New 3 World Trade Center to mark another step in NYC’s downtown revival

FAN Editor

It’s finally happening. More than 16 years after the World Trade Center tragedy, a major component of the rebuilt WTC site is getting ready to open.

In early June, 3 World Trade Center will be opening with lead tenants including music streaming firm Spotify and advertising giant GroupM.

It will join 1 and 4 World Trade Center — the two other major buildings on the site — along with 7 World Trade Center on Greenwich Street.

The completion of this phase of the World Trade Center comes as New York’s financial district is experiencing a renaissance.

I was at the World Trade Center during the 9/11 tragedy and worked at the NYSE in the immediate years after. Back then, the financial district was filled with vacancies and relatively sparsely populated.

And then, it began to change.

“It’s a very different neighborhood than it was in 2001, it’s very different than it was even five years ago,” Jessica Lappin, the president of Alliance for Downtown New York, told me. “We still have financial firms, but what’s been amazing is to see tech, media, advertising firms —companies like Spotify and Group M — move down here as well and really change the face of the workforce and the feel of the neighborhood.”

Today, the commercial vacancy rate is below 10 percent, thanks to the infusion of those tech, media and advertising firms like Omnicom Media, also one of the world’s largest advertising firms.

And many are calling it home: 61,000 people live in the financial district, more than ever before, most of them young professionals.

There’s tourists galore, so many you can barely walk down some streets. Nearly 14 million came downtown in 2017 to visit Wall Street and the 9/11 Memorial, an 8 percent increase from 2016.

The hotel business is booming with 7,000 hotel rooms in 32 hotels downtown and another 2,000 rooms under construction.

The World Trade Center Transportation Hub, known as the “Oculus,” was completed two years ago and serves as the focal point for 250,000 commuters a day.

The formerly rundown Seaport district is bustling with new shops and businesses, including new restaurants by Jean-Georges Vongerichten and David Chang. Live Nation is opening a 3,400 person rooftop entertainment complex in August that will kick off with performances by Amy Schumer. Sports television giant ESPN also unveiled new production studios on Pier 17.
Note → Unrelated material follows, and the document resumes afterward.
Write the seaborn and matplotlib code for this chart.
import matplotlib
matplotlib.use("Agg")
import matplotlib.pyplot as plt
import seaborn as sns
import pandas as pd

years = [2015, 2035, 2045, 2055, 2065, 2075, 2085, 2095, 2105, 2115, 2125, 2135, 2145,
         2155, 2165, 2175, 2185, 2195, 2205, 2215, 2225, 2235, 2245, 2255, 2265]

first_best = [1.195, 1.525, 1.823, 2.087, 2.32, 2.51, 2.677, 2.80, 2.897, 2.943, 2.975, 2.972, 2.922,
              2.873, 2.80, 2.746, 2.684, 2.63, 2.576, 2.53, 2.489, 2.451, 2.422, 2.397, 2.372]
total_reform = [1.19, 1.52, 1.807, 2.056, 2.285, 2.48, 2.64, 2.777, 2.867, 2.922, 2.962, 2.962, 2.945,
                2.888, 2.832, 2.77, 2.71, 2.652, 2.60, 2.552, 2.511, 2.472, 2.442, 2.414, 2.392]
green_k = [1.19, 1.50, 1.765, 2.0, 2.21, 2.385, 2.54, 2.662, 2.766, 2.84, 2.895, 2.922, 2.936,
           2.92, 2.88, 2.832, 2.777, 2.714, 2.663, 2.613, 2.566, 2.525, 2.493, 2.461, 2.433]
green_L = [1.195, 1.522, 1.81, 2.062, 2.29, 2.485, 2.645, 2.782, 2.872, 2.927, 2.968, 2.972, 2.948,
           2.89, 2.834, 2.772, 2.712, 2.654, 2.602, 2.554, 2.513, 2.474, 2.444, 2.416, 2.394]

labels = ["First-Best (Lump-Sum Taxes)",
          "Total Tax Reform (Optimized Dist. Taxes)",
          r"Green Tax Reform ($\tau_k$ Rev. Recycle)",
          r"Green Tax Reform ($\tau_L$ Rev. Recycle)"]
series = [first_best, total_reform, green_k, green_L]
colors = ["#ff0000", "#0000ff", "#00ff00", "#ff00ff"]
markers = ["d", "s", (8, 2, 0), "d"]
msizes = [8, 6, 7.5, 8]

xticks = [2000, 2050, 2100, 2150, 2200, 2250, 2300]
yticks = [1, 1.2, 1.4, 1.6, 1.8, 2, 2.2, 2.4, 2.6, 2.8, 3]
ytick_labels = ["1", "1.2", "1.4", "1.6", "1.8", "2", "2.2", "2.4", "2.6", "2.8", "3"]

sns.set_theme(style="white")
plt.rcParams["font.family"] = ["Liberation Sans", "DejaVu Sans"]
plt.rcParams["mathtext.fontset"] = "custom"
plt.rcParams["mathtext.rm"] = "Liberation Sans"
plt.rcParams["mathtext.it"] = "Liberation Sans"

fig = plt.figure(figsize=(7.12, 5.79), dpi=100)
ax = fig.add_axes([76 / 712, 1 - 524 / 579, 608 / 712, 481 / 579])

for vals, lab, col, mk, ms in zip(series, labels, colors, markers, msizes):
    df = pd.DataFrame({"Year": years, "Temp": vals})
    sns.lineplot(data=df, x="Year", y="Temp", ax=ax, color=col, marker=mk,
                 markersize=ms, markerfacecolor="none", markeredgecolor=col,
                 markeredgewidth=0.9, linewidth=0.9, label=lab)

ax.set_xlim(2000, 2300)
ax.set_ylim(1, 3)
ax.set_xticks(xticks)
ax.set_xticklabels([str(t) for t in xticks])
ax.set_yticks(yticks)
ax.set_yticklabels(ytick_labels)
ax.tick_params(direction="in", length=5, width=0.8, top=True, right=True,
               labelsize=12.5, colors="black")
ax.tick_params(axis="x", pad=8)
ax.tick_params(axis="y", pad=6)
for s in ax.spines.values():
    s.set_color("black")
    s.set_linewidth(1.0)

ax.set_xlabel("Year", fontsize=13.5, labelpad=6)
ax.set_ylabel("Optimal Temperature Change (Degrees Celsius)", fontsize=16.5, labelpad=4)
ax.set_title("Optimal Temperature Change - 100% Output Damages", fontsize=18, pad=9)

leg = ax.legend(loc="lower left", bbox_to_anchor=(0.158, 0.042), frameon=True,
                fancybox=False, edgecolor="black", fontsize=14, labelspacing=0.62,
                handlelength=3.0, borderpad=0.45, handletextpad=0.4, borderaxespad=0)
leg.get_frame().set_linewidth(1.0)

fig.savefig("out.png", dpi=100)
The Trade Center will soon have its own world-class performing arts center. Construction on the Ronald O. Perlman Performing Arts Center began last year, with an expected opening in 2020.
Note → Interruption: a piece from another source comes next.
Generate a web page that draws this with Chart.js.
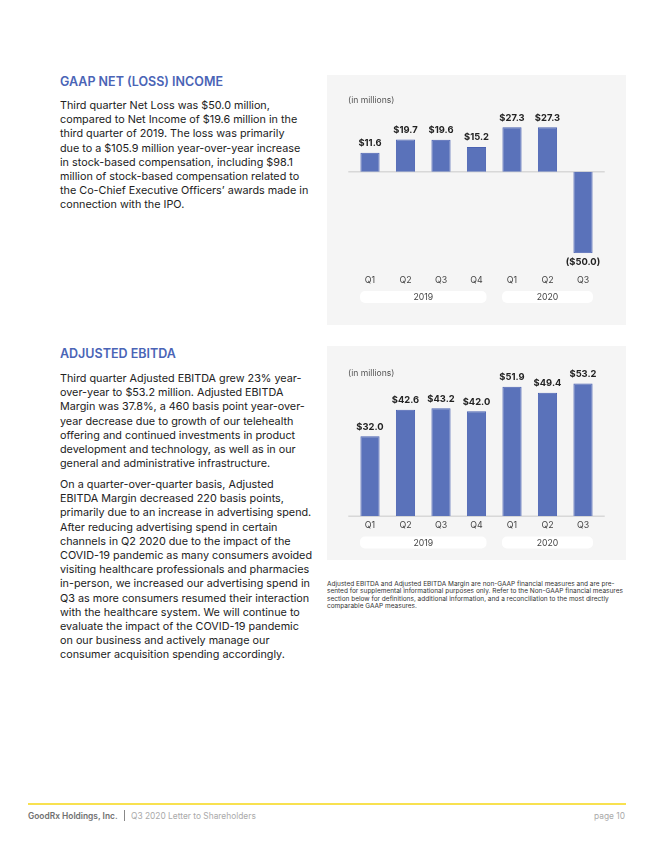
<!DOCTYPE html>
<html><head><meta charset="utf-8">
<script src="https://cdn.jsdelivr.net/npm/chart.js@4"></script>
<style>
body{margin:0;width:654px;height:846px;background:#fff;position:relative;font-family:Inter,sans-serif;overflow:hidden}
.abs{position:absolute}
.h{color:#4a64b6;font-weight:600;font-size:12.5px;line-height:16px;white-space:nowrap}
.p{font-size:10.8px;line-height:14.2px;color:#222;white-space:nowrap}
.panel{background:#f5f5f5}
.note{font-size:6.5px;line-height:7.4px;color:#333;white-space:nowrap}
.unit{font-size:8.6px;color:#555;white-space:nowrap}
.foot{font-family:Inter,sans-serif;font-size:8.4px;white-space:nowrap;line-height:10px}
</style></head>
<body>
<div class="abs h" style="left:60px;top:74px">GAAP NET (LOSS) INCOME</div>
<div class="abs p" style="left:60px;top:99px">Third quarter Net Loss was $50.0 million,<br>compared to Net Income of $19.6 million in the<br>third quarter of 2019. The loss was primarily<br>due to a $105.9 million year-over-year increase<br>in stock-based compensation, including $98.1<br>million of stock-based compensation related to<br>the Co-Chief Executive Officers’ awards made in<br>connection with the IPO.</div>

<div class="abs h" style="left:60px;top:346px">ADJUSTED EBITDA</div>
<div class="abs p" style="left:60px;top:372px">Third quarter Adjusted EBITDA grew 23% year-<br>over-year to $53.2 million. Adjusted EBITDA<br>Margin was 37.8%, a 460 basis point year-over-<br>year decrease due to growth of our telehealth<br>offering and continued investments in product<br>development and technology, as well as in our<br>general and administrative infrastructure.</div>
<div class="abs p" style="left:60px;top:478px">On a quarter-over-quarter basis, Adjusted<br>EBITDA Margin decreased 220 basis points,<br>primarily due to an increase in advertising spend.<br>After reducing advertising spend in certain<br>channels in Q2 2020 due to the impact of the<br>COVID-19 pandemic as many consumers avoided<br>visiting healthcare professionals and pharmacies<br>in-person, we increased our advertising spend in<br>Q3 as more consumers resumed their interaction<br>with the healthcare system. We will continue to<br>evaluate the impact of the COVID-19 pandemic<br>on our business and actively manage our<br>consumer acquisition spending accordingly.</div>

<div class="abs panel" style="left:327px;top:75px;width:299px;height:250px">
  <canvas id="c1" width="299" height="250" style="width:299px;height:250px"></canvas>
  <div class="abs unit" style="left:21px;top:20px">(in millions)</div>
</div>
<div class="abs panel" style="left:327px;top:346px;width:299px;height:214px">
  <canvas id="c2" width="299" height="214" style="width:299px;height:214px"></canvas>
  <div class="abs unit" style="left:21px;top:22px">(in millions)</div>
</div>

<div class="abs note" style="left:327px;top:581px">Adjusted EBITDA and Adjusted EBITDA Margin are non-GAAP financial measures and are pre-<br>sented for supplemental informational purposes only. Refer to the Non-GAAP financial measures<br>section below for definitions, additional information, and a reconciliation to the most directly<br>comparable GAAP measures.</div>

<div class="abs" style="left:28px;top:803px;width:598px;height:1.5px;background:#f8e150"></div>
<div class="abs foot" style="left:28px;top:811px;color:#707070;font-weight:600">GoodRx Holdings, Inc.</div>
<div class="abs" style="left:124px;top:810px;width:1px;height:11px;background:#888"></div>
<div class="abs foot" style="left:131px;top:811px;color:#aaa">Q3 2020 Letter to Shareholders</div>
<div class="abs foot" style="right:29px;top:811px;color:#aaa">page 10</div>

<script>
// ---- data ----
const quarters = ['Q1','Q2','Q3','Q4','Q1','Q2','Q3'];
const years = ['2019','2020'];
const yearFirstIndex = [0, 4];
const yearLastIndex = [3, 6];
const netIncome = [11.6, 19.7, 19.6, 15.2, 27.3, 27.3, -50.0];
const adjEbitda = [32.0, 42.6, 43.2, 42.0, 51.9, 49.4, 53.2];

const BAR = '#5a72ba', BAR_BORDER = '#4a62b2';
Chart.defaults.font.family = 'Inter, sans-serif';

function fmt(v){ return v < 0 ? '($' + Math.abs(v).toFixed(1) + ')' : '$' + v.toFixed(1); }

const decor = {
  id: 'decor',
  beforeDatasetsDraw(chart, args, o) {
    const ctx = chart.ctx, y = chart.scales.y.getPixelForValue(0), a = chart.chartArea;
    ctx.save();
    ctx.strokeStyle = '#d8d8d8'; ctx.lineWidth = 1.5;
    ctx.beginPath(); ctx.moveTo(a.left - 4, y); ctx.lineTo(a.right + 4, y); ctx.stroke();
    ctx.restore();
  },
  afterDatasetsDraw(chart, args, o) {
    const ctx = chart.ctx, meta = chart.getDatasetMeta(0), data = chart.data.datasets[0].data;
    ctx.save();
    ctx.font = 'bold 9.4px Inter, sans-serif';
    ctx.fillStyle = '#222'; ctx.textAlign = 'center'; ctx.textBaseline = 'middle';
    meta.data.forEach((el, i) => {
      const v = data[i];
      ctx.fillText(fmt(v), el.x, v < 0 ? el.y + 9 : el.y - 9.5);
    });
    // year pills
    const xs = chart.scales.x;
    years.forEach((yr, k) => {
      const x0 = xs.getPixelForValue(yearFirstIndex[k]) - 10;
      const x1 = xs.getPixelForValue(yearLastIndex[k]) + 10;
      const yc = o.pillY, h = 12, r = 5;
      ctx.fillStyle = '#fff';
      ctx.beginPath(); ctx.roundRect(x0, yc - h/2, x1 - x0, h, r); ctx.fill();
      ctx.fillStyle = '#444'; ctx.font = '8.7px Inter, sans-serif';
      ctx.fillText(yr, (x0 + x1) / 2, yc + 0.5);
    });
    ctx.restore();
  }
};

function makeChart(id, values, ymin, ymax, pad, tickPad, pillY) {
  return new Chart(document.getElementById(id), {
    type: 'bar',
    data: { labels: quarters, datasets: [{ data: values, backgroundColor: BAR, borderColor: BAR_BORDER, borderWidth: 1, categoryPercentage: 1, barPercentage: 0.54 }] },
    options: {
      responsive: false, animation: false, devicePixelRatio: 1,
      layout: { padding: pad },
      plugins: { legend: { display: false }, tooltip: { enabled: false }, decor: { pillY } },
      scales: {
        y: { display: false, min: ymin, max: ymax },
        x: { grid: { display: false, drawTicks: false, tickLength: 0 }, border: { display: false },
             ticks: { padding: tickPad, color: '#444', font: { size: 8.8 } } }
      }
    },
    plugins: [decor]
  });
}

makeChart('c1', netIncome, -50, 30, { left: 25.25, right: 25.25, top: 47.8, bottom: 18.2 }, 21.5, 222);
makeChart('c2', adjEbitda, 0, 60, { left: 25.25, right: 25.25, top: 20.4, bottom: 26.2 }, 3.5, 196.5);
</script>
</body></html>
As for the Trade Center, it’s taken a while, but the nearly 8 million square feet of space at the three main buildings is slowly being filled. At 1 World Trade Center, nearly 80 percent of the space is leased. Even the newly-opening 3 World Trade center is nearly 40 percent leased, while 4 World Trade Center is 100 percent leased.

With so much going on, downtown leaders are trying to improve traffic flows around the New York Stock Exchange, a major business and tourist destination. They have proposed moving the now-iconic Wall Street “Charging Bull” statue, as well as the Fearless Girl statue, from their present location in lower Broadway to right in front of the NYSE.